Comic Book Review – Batman by Jeph Loeb & Tim Sale Omnibus

Batman by Jeph Loeb & Tim Sale Omnibus (2018)
Reprints Batman- Legends of the Dark Knight Halloween Special, Batman- Madness–A Legends of the Dark Knight Halloween Special, Batman- Ghosts–A Legends of the Dark Knight Halloween Special, Batman- The Long Halloween #1-13, Batman- Dark Victory #0-13, Catwoman- When in Rome #1-6 and a short story from Superman/Batman Secret Files & Origins 2003
Written by Jeph Loeb
Art by Tim Sale

There is no dearth of Batman comics at DC these days.

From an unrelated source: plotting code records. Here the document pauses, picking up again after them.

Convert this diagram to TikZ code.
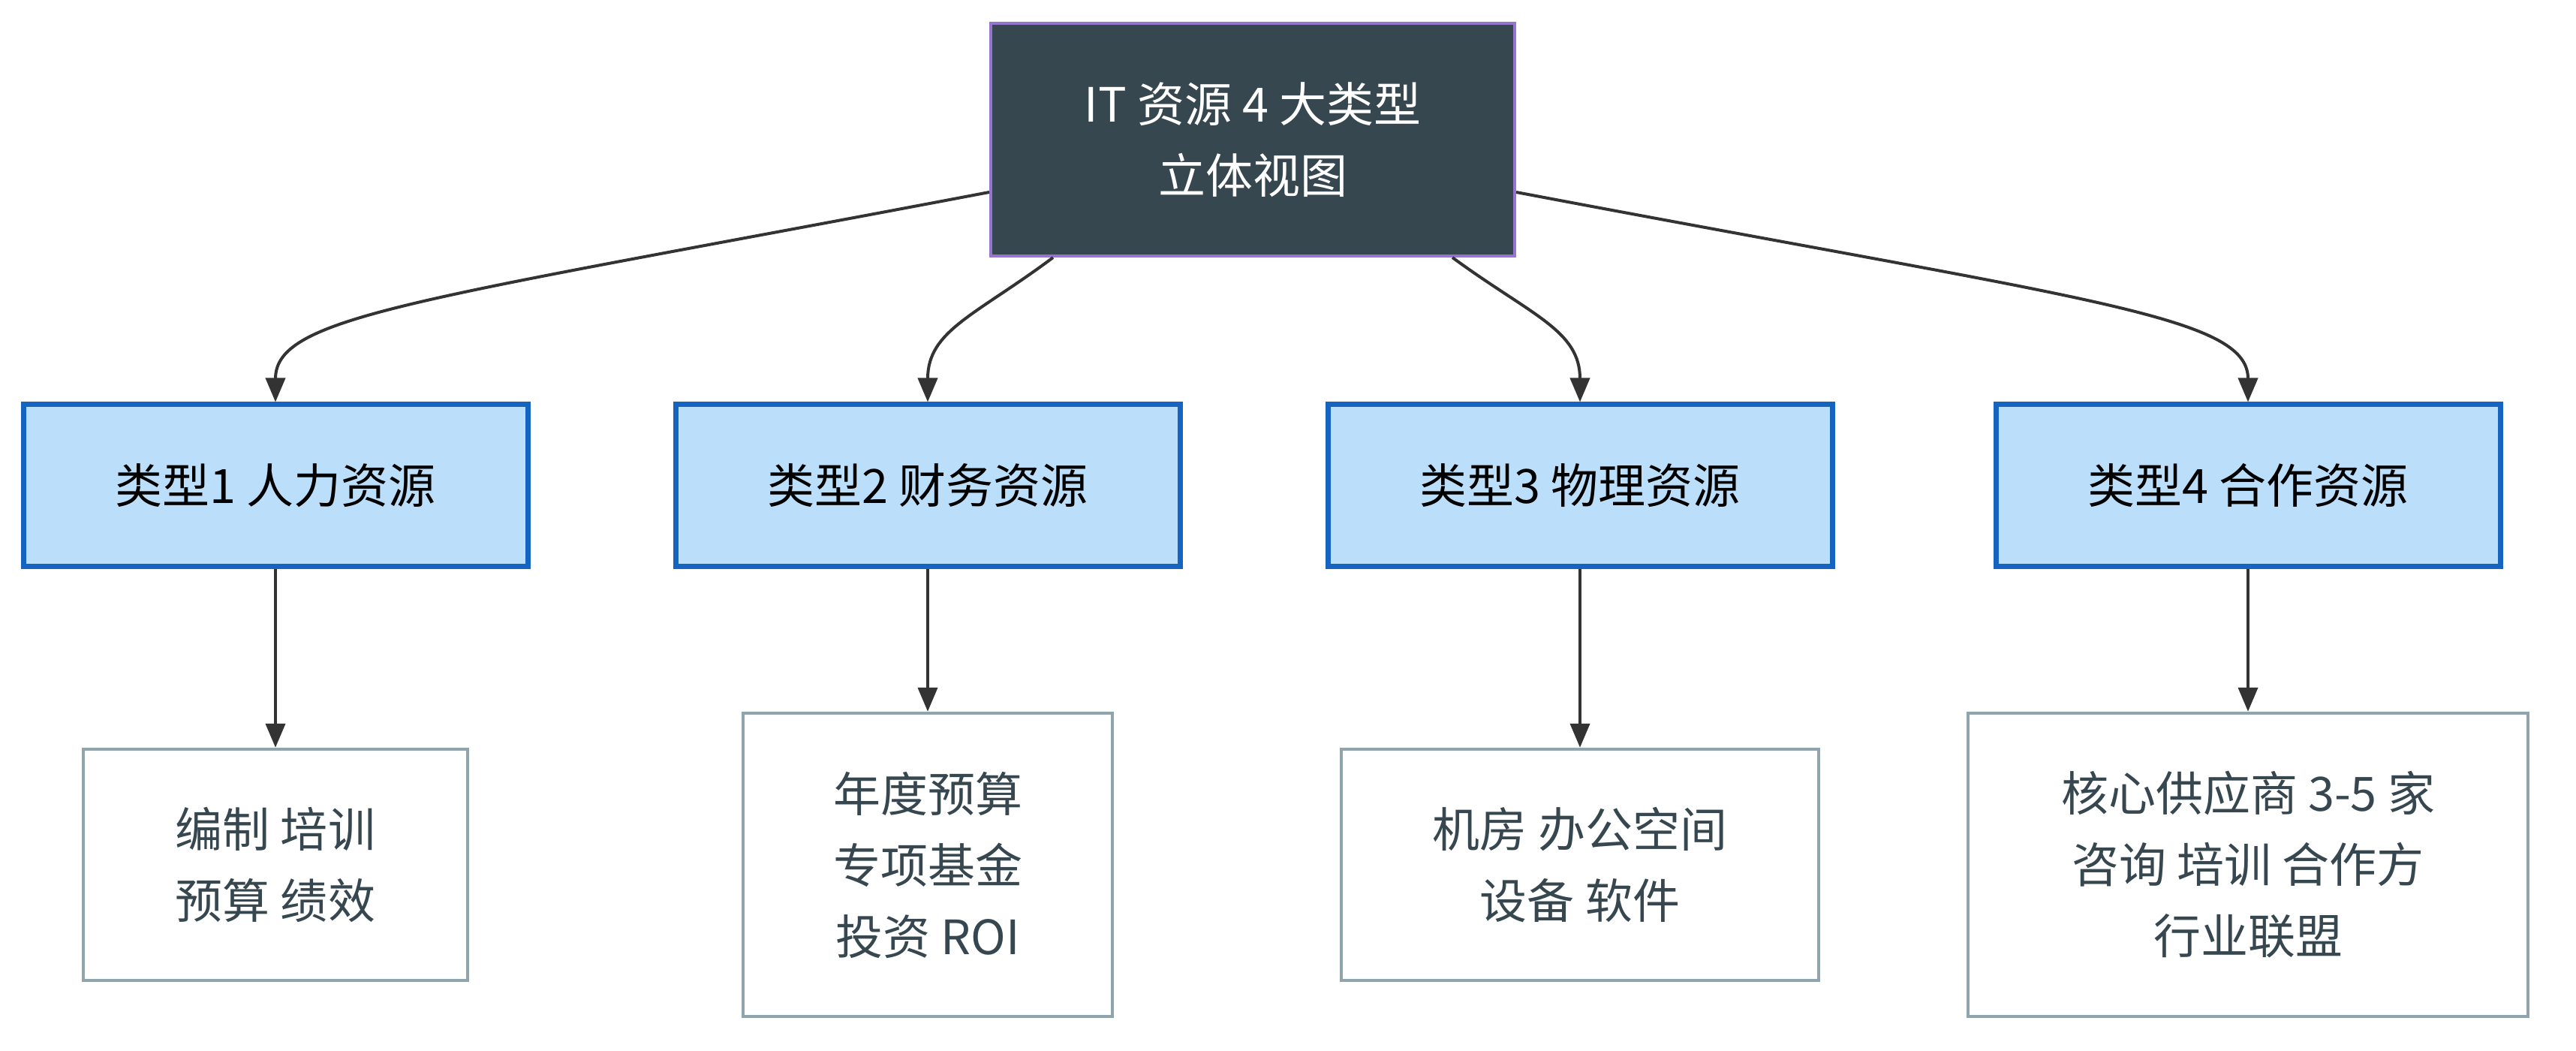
\documentclass[tikz,border=0pt]{standalone}
\usepackage{fontspec}
\setmainfont{Noto Sans CJK SC}
\usetikzlibrary{arrows.meta}
\definecolor{topfill}{HTML}{37474F}
\definecolor{topdraw}{HTML}{9575CD}
\definecolor{catfill}{HTML}{BBDEFB}
\definecolor{catdraw}{HTML}{1565C0}
\definecolor{leafdraw}{HTML}{90A4AE}
\definecolor{leaftext}{HTML}{37474F}
\definecolor{edgecol}{HTML}{333333}
\tikzset{
  basebox/.style={rectangle, inner sep=0pt, align=center,
    font=\fontsize{31.5}{47.5}\selectfont},
  topbox/.style={basebox, fill=topfill, draw=topdraw, line width=2pt, text=white},
  catbox/.style={basebox, fill=catfill, draw=catdraw, line width=3.5pt, text=black},
  leafbox/.style={basebox, fill=white, draw=leafdraw, line width=2.2pt, text=leaftext},
  edge/.style={draw=edgecol, line width=2pt, -{Triangle[length=16pt,width=13pt]}},
}
\begin{document}
\begin{tikzpicture}[x=0.5pt,y=-0.5pt]
\useasboundingbox (0,0) rectangle (3432,1400);
\node[topbox, minimum width=349pt, minimum height=155pt] (top) at (1669,186) {IT 资源 4 大类型\\立体视图};

\node[catbox, minimum width=336pt, minimum height=108pt] (c1) at (367,647) {类型1 人力资源};
\node[catbox, minimum width=336pt, minimum height=108pt] (c2) at (1236,647) {类型2 财务资源};
\node[catbox, minimum width=336pt, minimum height=108pt] (c3) at (2105,647) {类型3 物理资源};
\node[catbox, minimum width=336pt, minimum height=108pt] (c4) at (2995,647) {类型4 合作资源};

\node[leafbox, minimum width=256pt, minimum height=154pt] (l1) at (367,1152) {编制 培训\\预算 绩效};
\node[leafbox, minimum width=246pt, minimum height=202pt] (l2) at (1236,1152) {年度预算\\专项基金\\投资 ROI};
\node[leafbox, minimum width=318pt, minimum height=154pt] (l3) at (2105,1152) {机房 办公空间\\设备 软件};
\node[leafbox, minimum width=373pt, minimum height=202pt] (l4) at (2995,1152) {核心供应商 3-5 家\\咨询 培训 合作方\\行业联盟};

\draw[edge] ([yshift=-35pt]top.west) .. controls (560,400) and (367,420) .. (c1.north);
\draw[edge] ([xshift=-133pt]top.south) .. controls (1300,420) and (1236,440) .. (c2.north);
\draw[edge] ([xshift=133pt]top.south) .. controls (2040,420) and (2105,440) .. (c3.north);
\draw[edge] ([yshift=-35pt]top.east) .. controls (2780,400) and (2995,420) .. (c4.north);

\draw[edge] (c1.south) -- (l1.north);
\draw[edge] (c2.south) -- (l2.north);
\draw[edge] (c3.south) -- (l3.north);
\draw[edge] (c4.south) -- (l4.north);
\end{tikzpicture}
\end{document}
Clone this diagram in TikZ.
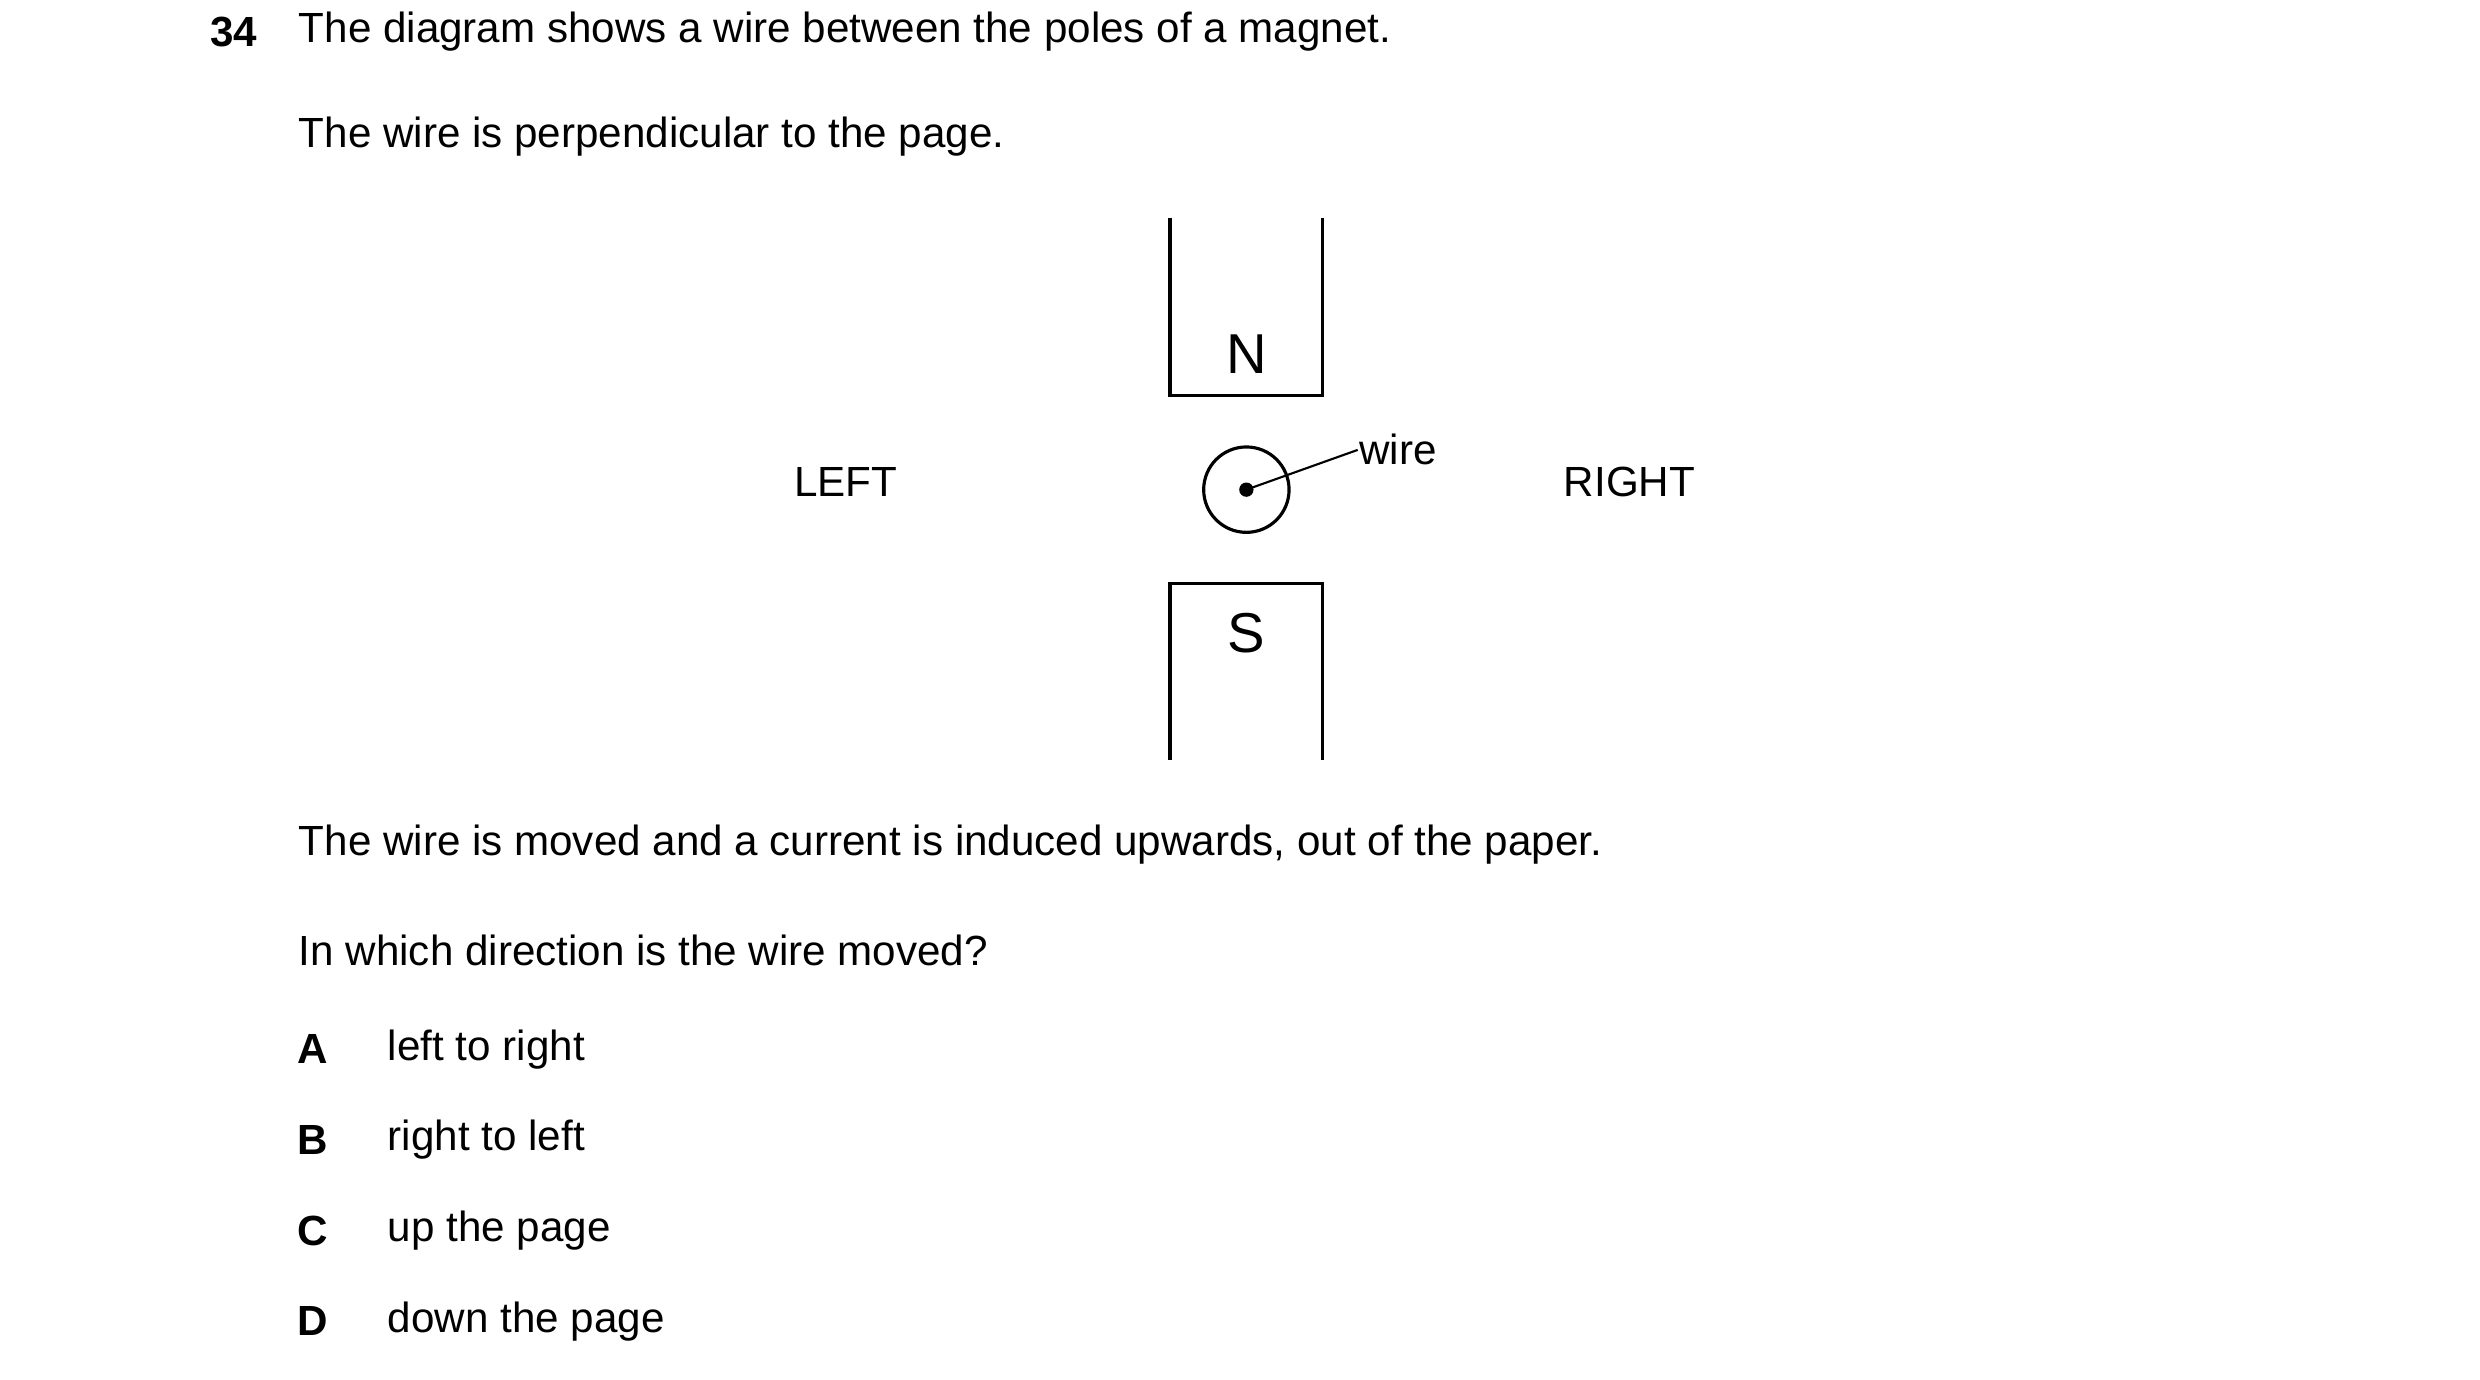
\documentclass[tikz,border=0pt]{standalone}
\usepackage{fontspec}
\setmainfont{Liberation Sans}
\usetikzlibrary{positioning}
\begin{document}
\begin{tikzpicture}[x=0.0159cm,y=-0.0159cm,line width=0.9pt,
		txt/.style={anchor=west,inner sep=0pt,font=\fontsize{12}{14}\selectfont},
		big/.style={inner sep=0pt,font=\fontsize{16}{19}\selectfont},
		key/.style={inner sep=0pt,font=\fontsize{12}{14}\selectfont\bfseries}]
		\useasboundingbox (0,0) rectangle (1560,868);
		
		\node[key] (num) at (147,20) {34};
		\node[txt] (q1) at (187,20) {The diagram shows a wire between the poles of a magnet.};
		\node[txt] (q2) at (187,86) {The wire is perpendicular to the page.};
		
		% magnet
		\draw (736,137) -- (736,249) -- (832,249) -- (832,137);
		\draw (736,478) -- (736,367) -- (832,367) -- (832,478);
		\node[big] (n) at (784,223) {N};
		\node[big] (s) at (784,398) {S};
		
		% wire
		\node[circle,draw,minimum size=27\pgflinewidth,inner sep=0pt] (w) at (784,308) {};
		\fill (w.center) circle (4.5);
		\node[txt] (wl) at (854,283) {wire};
		\draw[line width=0.6pt] (w.center) -- (wl.west);
		
		\node[txt,anchor=center] (left) at (532,303) {LEFT};
		\node[txt,anchor=center] (right) at (1025,303) {RIGHT};
		
		\node[txt] (q3) at (187,531) {The wire is moved and a current is induced upwards, out of the paper.};
		\node[txt] (q4) at (187,598) {In which direction is the wire moved?};
		
		\foreach \k/\t [count=\i] in {A/left to right,B/right to left,C/up the page,D/down the page}
		{
			\node[key] (k\i) at (197,603+57*\i) {\k};
			\node[txt] (o\i) at (243,603+57*\i) {\t};
		}
	\end{tikzpicture}
\end{document}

Since his debut in Detective Comics #27, followed by a media push with his 1966 TV series and the cultural phenomenon of Batman 1989, the character has only seen his presence grow. It makes sense that DC Comics would publish so many Batman-related books because they ultimately sell. However, with such an increase in quantity comes a lack of quality. The incredible Bat-books are not typical, so when you find them, they shine brighter than the rest. Writer Jeph Loeb & artist Tim Sale not only created one of the best Batman stories of all time (The Long Halloween), but they followed up with two more fantastic mini-series (Dark Victory and Catwoman: When in Rome). This omnibus collection combines those three plus the one-shot Halloween specials that started it all, making for one of the best value oversized collections you could pick up.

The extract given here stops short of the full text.